# [Your instructions]
Copy all lines below exactly as written. Leave pictures out.
┄┄┄┄┄┄┄┄┄┄
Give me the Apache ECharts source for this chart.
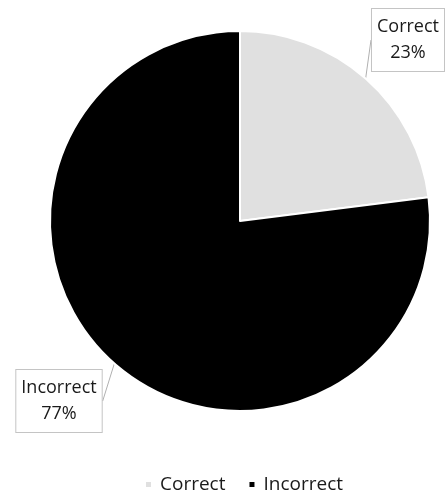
<!DOCTYPE html>
<html>
<head>
<meta charset="utf-8">
<script src="https://cdn.jsdelivr.net/npm/echarts@6/dist/echarts.min.js"></script>
<style>html,body{margin:0;padding:0;background:#fff;}#c{width:445px;height:493px;}</style>
</head>
<body>
<div id="c"></div>
<script>
var categories = ['Correct', 'Incorrect'];
var values = [23, 77];
var colors = ['#e0e0e0', '#000000'];

var chart = echarts.init(document.getElementById('c'));
var labelPos = [[408, 40], [59, 401]];
chart.setOption({
  animation: false,
  color: colors,
  legend: {
    top: 470,
    left: 139,
    itemWidth: 7,
    itemHeight: 7,
    itemGap: 22,
    icon: 'rect',
    textStyle: {fontFamily: 'Open Sans', fontSize: 19, color: '#1a1a1a', padding: [0, 0, 0, 3]},
    data: categories
  },
  series: [{
    type: 'pie',
    left: -200, right: -200, top: 0, bottom: 0,
    center: [440, 221],
    radius: 190,
    startAngle: 90,
    clockwise: true,
    itemStyle: {borderColor: '#fff', borderWidth: 2},
    label: {
      show: true,
      position: 'outside',
      formatter: '{b}\n{d}%',
      fontFamily: 'Open Sans',
      fontSize: 18,
      lineHeight: 26,
      color: '#1a1a1a',
      align: 'center',
      overflow: 'none',
      backgroundColor: '#fff',
      borderColor: '#c4c4c4',
      borderWidth: 1,
      padding: [5, 5, 5, 5]
    },
    labelLine: {show: true, length: 0, length2: 0, lineStyle: {color: '#b0b0b0', width: 1}},
    labelLayout: function (p) {
      var pos = labelPos[p.dataIndex];
      return {x: pos[0], y: pos[1], align: 'center', verticalAlign: 'middle'};
    },
    data: categories.map(function (c, i) { return {name: c, value: values[i]}; })
  }]
});
</script>
</body>
</html>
┄┄┄┄┄┄┄┄┄┄
# [Right answer]
Give me the Apache ECharts source for this chart.
<!DOCTYPE html>
<html>
<head>
<meta charset="utf-8">
<script src="https://cdn.jsdelivr.net/npm/echarts@6/dist/echarts.min.js"></script>
<style>html,body{margin:0;padding:0;background:#fff;}#c{width:445px;height:493px;}</style>
</head>
<body>
<div id="c"></div>
<script>
var categories = ['Correct', 'Incorrect'];
var values = [23, 77];
var colors = ['#e0e0e0', '#000000'];

var chart = echarts.init(document.getElementById('c'));
var labelPos = [[408, 40], [59, 401]];
chart.setOption({
  animation: false,
  color: colors,
  legend: {
    top: 470,
    left: 139,
    itemWidth: 7,
    itemHeight: 7,
    itemGap: 22,
    icon: 'rect',
    textStyle: {fontFamily: 'Open Sans', fontSize: 19, color: '#1a1a1a', padding: [0, 0, 0, 3]},
    data: categories
  },
  series: [{
    type: 'pie',
    left: -200, right: -200, top: 0, bottom: 0,
    center: [440, 221],
    radius: 190,
    startAngle: 90,
    clockwise: true,
    itemStyle: {borderColor: '#fff', borderWidth: 2},
    label: {
      show: true,
      position: 'outside',
      formatter: '{b}\n{d}%',
      fontFamily: 'Open Sans',
      fontSize: 18,
      lineHeight: 26,
      color: '#1a1a1a',
      align: 'center',
      overflow: 'none',
      backgroundColor: '#fff',
      borderColor: '#c4c4c4',
      borderWidth: 1,
      padding: [5, 5, 5, 5]
    },
    labelLine: {show: true, length: 0, length2: 0, lineStyle: {color: '#b0b0b0', width: 1}},
    labelLayout: function (p) {
      var pos = labelPos[p.dataIndex];
      return {x: pos[0], y: pos[1], align: 'center', verticalAlign: 'middle'};
    },
    data: categories.map(function (c, i) { return {name: c, value: values[i]}; })
  }]
});
</script>
</body>
</html>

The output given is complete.